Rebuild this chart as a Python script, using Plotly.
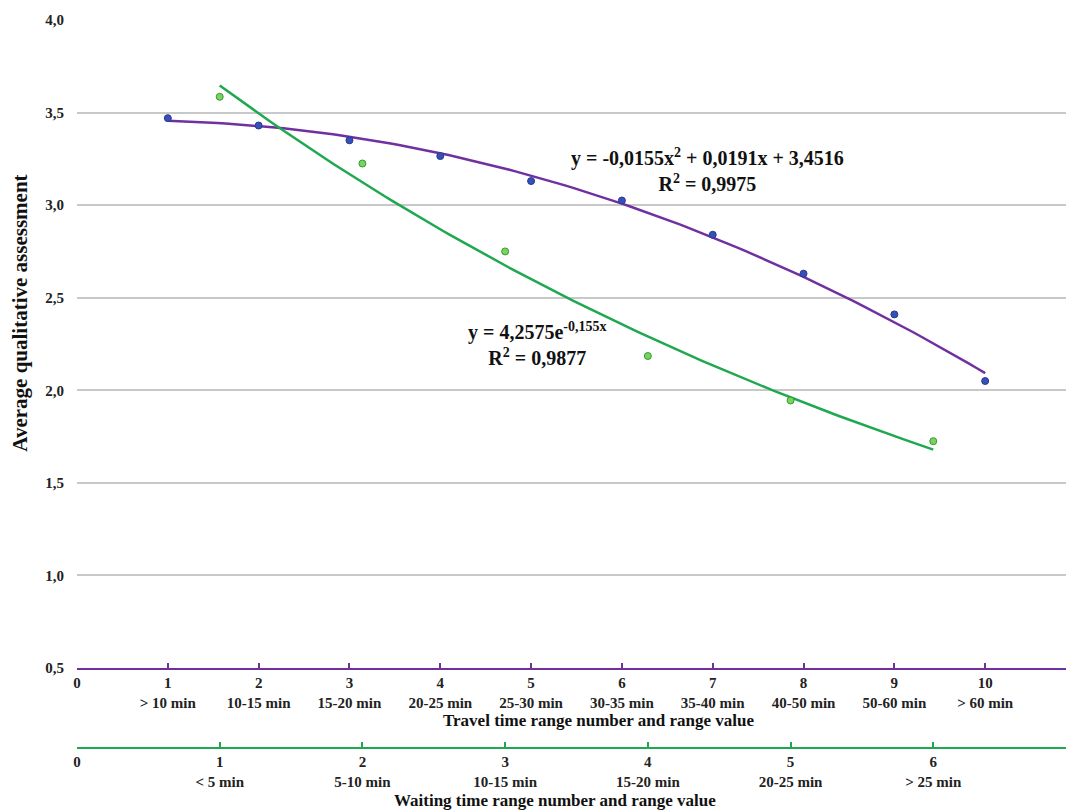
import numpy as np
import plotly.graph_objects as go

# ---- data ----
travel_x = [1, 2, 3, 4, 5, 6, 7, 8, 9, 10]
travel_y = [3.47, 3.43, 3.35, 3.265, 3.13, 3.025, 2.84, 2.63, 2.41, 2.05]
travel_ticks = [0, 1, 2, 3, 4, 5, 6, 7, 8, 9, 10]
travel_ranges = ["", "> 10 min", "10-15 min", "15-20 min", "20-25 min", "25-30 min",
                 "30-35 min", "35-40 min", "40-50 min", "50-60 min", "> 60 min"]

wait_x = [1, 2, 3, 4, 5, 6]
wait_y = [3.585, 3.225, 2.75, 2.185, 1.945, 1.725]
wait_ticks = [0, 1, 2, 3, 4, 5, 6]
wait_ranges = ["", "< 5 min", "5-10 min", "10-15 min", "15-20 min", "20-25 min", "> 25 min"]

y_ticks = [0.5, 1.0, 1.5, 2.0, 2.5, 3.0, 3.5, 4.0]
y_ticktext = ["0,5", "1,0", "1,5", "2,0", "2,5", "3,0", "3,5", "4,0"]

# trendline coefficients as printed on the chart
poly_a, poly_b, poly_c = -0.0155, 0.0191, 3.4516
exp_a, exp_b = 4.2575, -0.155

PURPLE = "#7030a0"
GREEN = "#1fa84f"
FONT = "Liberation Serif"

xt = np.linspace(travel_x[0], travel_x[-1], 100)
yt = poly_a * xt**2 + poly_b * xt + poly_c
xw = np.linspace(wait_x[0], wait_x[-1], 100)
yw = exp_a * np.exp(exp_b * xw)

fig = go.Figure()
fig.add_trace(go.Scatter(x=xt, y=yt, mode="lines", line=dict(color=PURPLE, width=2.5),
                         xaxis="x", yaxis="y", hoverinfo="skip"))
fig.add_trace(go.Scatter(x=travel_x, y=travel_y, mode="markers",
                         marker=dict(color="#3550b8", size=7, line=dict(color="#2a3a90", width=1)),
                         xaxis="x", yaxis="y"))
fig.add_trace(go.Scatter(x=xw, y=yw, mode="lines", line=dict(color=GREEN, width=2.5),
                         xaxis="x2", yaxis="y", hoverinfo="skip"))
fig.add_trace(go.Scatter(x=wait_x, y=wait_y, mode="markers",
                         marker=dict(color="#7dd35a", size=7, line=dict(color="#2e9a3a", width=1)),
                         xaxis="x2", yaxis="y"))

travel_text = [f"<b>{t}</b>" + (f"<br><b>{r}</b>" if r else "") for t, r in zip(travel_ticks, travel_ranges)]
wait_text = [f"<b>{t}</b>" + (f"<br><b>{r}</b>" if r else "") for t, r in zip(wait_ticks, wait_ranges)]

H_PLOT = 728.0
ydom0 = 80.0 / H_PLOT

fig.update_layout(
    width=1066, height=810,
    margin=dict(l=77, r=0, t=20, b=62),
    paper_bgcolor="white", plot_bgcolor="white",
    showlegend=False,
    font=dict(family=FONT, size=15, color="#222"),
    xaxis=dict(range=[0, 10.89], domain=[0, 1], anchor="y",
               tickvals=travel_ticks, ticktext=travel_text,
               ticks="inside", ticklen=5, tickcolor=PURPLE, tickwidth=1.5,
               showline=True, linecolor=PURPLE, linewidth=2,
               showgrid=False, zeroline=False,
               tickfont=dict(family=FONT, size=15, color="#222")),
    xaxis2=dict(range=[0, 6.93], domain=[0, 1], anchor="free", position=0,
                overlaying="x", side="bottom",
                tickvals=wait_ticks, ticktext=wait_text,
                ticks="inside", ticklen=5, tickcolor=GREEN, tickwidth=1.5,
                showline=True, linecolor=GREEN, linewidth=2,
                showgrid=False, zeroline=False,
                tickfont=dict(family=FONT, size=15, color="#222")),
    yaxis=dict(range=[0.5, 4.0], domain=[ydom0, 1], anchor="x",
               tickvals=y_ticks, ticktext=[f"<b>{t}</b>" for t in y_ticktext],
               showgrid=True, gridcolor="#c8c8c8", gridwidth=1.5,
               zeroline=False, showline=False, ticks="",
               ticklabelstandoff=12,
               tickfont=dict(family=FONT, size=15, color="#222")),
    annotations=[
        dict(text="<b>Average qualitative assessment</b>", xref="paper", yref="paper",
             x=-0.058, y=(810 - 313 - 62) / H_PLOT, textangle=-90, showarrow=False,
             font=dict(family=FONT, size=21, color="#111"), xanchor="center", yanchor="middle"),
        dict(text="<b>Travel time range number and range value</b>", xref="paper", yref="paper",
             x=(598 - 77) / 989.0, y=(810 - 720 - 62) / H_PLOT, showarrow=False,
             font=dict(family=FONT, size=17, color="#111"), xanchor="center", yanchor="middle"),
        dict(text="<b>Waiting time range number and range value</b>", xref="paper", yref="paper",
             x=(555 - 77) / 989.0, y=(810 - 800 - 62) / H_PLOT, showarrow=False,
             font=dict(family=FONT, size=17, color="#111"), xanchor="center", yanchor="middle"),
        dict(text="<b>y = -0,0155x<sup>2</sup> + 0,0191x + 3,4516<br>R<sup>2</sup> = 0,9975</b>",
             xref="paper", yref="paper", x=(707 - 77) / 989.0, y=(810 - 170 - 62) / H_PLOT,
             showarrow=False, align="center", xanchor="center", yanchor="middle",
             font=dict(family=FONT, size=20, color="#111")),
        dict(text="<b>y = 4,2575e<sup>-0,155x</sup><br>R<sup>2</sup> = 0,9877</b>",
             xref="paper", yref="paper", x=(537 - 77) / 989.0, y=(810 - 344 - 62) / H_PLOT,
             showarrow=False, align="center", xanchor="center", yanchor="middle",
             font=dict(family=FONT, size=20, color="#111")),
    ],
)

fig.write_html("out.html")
++++++
YOUR OBJECTIVE
Repeat the listing above exactly from its first line to the line containing "yw = exp_a * np.exp(exp_b * xw)", both included, and omit the pictures.

FINAL RESULT
Rebuild this chart as a Python script, using Plotly.
import numpy as np
import plotly.graph_objects as go

# ---- data ----
travel_x = [1, 2, 3, 4, 5, 6, 7, 8, 9, 10]
travel_y = [3.47, 3.43, 3.35, 3.265, 3.13, 3.025, 2.84, 2.63, 2.41, 2.05]
travel_ticks = [0, 1, 2, 3, 4, 5, 6, 7, 8, 9, 10]
travel_ranges = ["", "> 10 min", "10-15 min", "15-20 min", "20-25 min", "25-30 min",
                 "30-35 min", "35-40 min", "40-50 min", "50-60 min", "> 60 min"]

wait_x = [1, 2, 3, 4, 5, 6]
wait_y = [3.585, 3.225, 2.75, 2.185, 1.945, 1.725]
wait_ticks = [0, 1, 2, 3, 4, 5, 6]
wait_ranges = ["", "< 5 min", "5-10 min", "10-15 min", "15-20 min", "20-25 min", "> 25 min"]

y_ticks = [0.5, 1.0, 1.5, 2.0, 2.5, 3.0, 3.5, 4.0]
y_ticktext = ["0,5", "1,0", "1,5", "2,0", "2,5", "3,0", "3,5", "4,0"]

# trendline coefficients as printed on the chart
poly_a, poly_b, poly_c = -0.0155, 0.0191, 3.4516
exp_a, exp_b = 4.2575, -0.155

PURPLE = "#7030a0"
GREEN = "#1fa84f"
FONT = "Liberation Serif"

xt = np.linspace(travel_x[0], travel_x[-1], 100)
yt = poly_a * xt**2 + poly_b * xt + poly_c
xw = np.linspace(wait_x[0], wait_x[-1], 100)
yw = exp_a * np.exp(exp_b * xw)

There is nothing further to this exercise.